Type again, exactly, the lines below from the start through the line that includes "const other = [4];".

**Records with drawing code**
⟨

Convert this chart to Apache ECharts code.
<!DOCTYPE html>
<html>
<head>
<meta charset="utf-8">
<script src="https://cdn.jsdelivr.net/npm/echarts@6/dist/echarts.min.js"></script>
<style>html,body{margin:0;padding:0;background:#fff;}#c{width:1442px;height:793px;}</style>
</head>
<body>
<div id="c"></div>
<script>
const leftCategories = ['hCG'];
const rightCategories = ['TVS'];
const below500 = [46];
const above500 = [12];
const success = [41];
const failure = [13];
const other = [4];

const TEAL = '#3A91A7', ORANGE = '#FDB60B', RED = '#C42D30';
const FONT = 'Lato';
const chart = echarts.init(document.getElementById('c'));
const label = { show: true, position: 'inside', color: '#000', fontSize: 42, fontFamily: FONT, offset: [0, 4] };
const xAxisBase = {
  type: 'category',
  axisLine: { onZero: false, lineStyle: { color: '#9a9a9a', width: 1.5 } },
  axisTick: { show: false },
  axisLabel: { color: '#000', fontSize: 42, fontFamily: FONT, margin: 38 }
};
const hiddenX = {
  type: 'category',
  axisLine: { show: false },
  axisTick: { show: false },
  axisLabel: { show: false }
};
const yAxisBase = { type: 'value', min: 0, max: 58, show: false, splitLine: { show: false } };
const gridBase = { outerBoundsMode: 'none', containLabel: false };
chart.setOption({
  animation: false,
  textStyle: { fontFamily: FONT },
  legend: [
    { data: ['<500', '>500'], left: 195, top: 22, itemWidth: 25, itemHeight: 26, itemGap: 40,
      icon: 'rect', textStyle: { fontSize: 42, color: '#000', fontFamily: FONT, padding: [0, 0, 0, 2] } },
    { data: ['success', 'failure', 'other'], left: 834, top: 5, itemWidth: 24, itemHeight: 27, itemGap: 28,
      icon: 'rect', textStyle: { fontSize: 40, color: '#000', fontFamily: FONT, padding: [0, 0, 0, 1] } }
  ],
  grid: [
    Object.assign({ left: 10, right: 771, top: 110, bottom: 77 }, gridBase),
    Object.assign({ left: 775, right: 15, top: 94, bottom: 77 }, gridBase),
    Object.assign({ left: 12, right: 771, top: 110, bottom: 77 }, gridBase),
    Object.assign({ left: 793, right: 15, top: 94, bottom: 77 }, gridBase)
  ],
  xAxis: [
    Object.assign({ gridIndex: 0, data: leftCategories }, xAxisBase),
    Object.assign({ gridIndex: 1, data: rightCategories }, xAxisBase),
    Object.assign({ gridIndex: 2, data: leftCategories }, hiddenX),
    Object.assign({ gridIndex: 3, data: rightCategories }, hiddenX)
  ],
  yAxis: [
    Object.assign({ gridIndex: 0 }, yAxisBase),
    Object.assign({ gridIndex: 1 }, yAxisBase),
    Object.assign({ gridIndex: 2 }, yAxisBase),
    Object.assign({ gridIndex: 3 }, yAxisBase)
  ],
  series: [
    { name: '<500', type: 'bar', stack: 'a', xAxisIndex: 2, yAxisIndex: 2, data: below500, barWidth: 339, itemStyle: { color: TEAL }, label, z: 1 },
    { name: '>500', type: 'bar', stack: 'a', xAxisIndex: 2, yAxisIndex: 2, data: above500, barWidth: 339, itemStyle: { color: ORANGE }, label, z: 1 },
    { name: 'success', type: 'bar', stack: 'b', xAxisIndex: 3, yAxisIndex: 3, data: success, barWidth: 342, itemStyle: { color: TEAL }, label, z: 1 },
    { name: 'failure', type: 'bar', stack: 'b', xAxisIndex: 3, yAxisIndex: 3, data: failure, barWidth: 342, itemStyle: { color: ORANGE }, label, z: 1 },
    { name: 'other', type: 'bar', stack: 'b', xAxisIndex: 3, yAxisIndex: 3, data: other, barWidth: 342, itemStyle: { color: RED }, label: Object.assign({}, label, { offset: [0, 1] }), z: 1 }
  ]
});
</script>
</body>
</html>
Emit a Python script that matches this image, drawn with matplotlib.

⟩

**In response**
Convert this chart to Apache ECharts code.
<!DOCTYPE html>
<html>
<head>
<meta charset="utf-8">
<script src="https://cdn.jsdelivr.net/npm/echarts@6/dist/echarts.min.js"></script>
<style>html,body{margin:0;padding:0;background:#fff;}#c{width:1442px;height:793px;}</style>
</head>
<body>
<div id="c"></div>
<script>
const leftCategories = ['hCG'];
const rightCategories = ['TVS'];
const below500 = [46];
const above500 = [12];
const success = [41];
const failure = [13];
const other = [4];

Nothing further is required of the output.